The aggregation state of Pt and Ni metal nanoparticles (NPs) can be easily controlled from isolated individual NPs to aggregated clusters on two-dimensional reduced graphene oxide (rGO) by one-step chemical reduction. Formation of Pt–Ni NP/rGO and Pt–Ni cluster/rGO depends on the introduction of poly-(vinyl pyrrolidone). In the Pt–Ni cluster/rGO nanohybrid, Pt NPs are encapsulated by Ni NPs to form Pt–Ni clusters on rGO, which significantly changes the surface chemical state of the Pt NPs. The corresponding nonlinear optical (NLO) and optical limiting (OL) properties were investigated by the open-aperture Z-scan technique with nanosecond pulses at 532 nm. The results show that the Pt–Ni cluster/rGO hybrid has stronger NLO and OL effects than the Pt–Ni NP/rGO hybrid in both liquid and solid matrices. The main contributors to the NLO and OL effects in the Pt–Ni/rGO nanohybrids in both the liquid- and solid-state matrices are a combination of nonlinear absorption and nonlinear scattering, although the mechanism in nonlinear scattering is completely different.
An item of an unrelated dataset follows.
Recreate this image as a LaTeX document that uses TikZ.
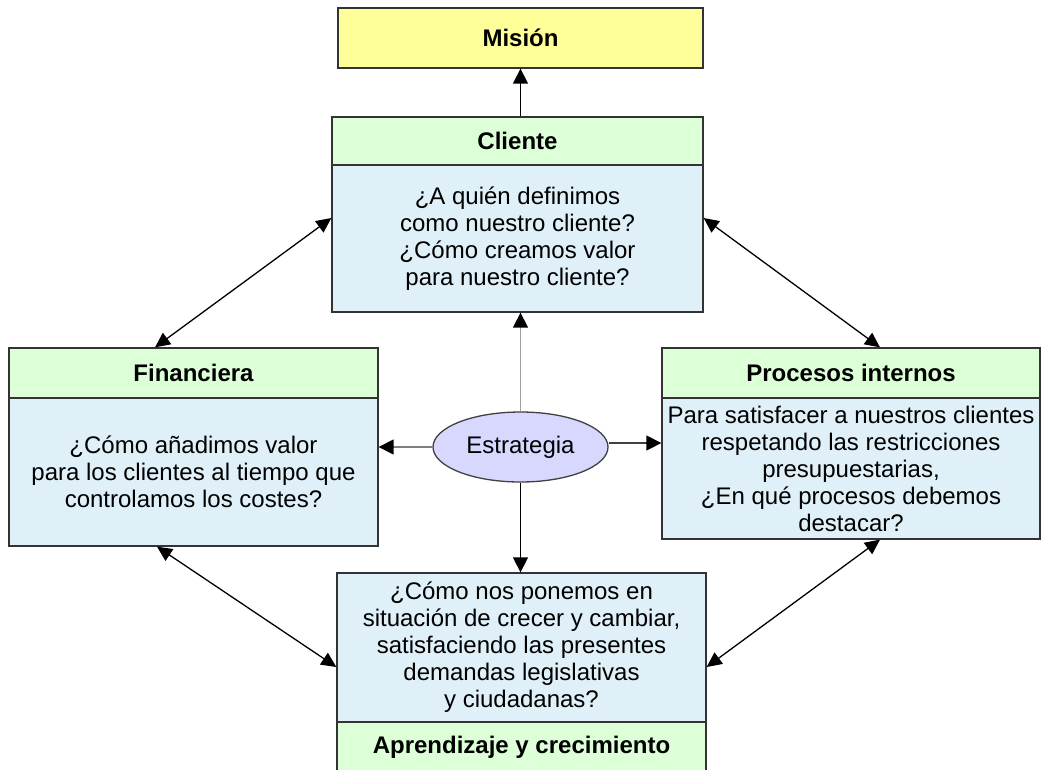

Transfer of electrons from Pt to Ni owing to the difference in their electronegativities contributes to the enhanced NLO and OL responses in the Pt–Ni cluster/rGO both in suspension and in a gel glass composite. Thus, the NLO and OL responses of two-dimensional GO can be effectively modified by altering the aggregation state of the metal NPs on its surface. This strategy could be easily extended to tailor the optoelectronic properties of graphene-based composites.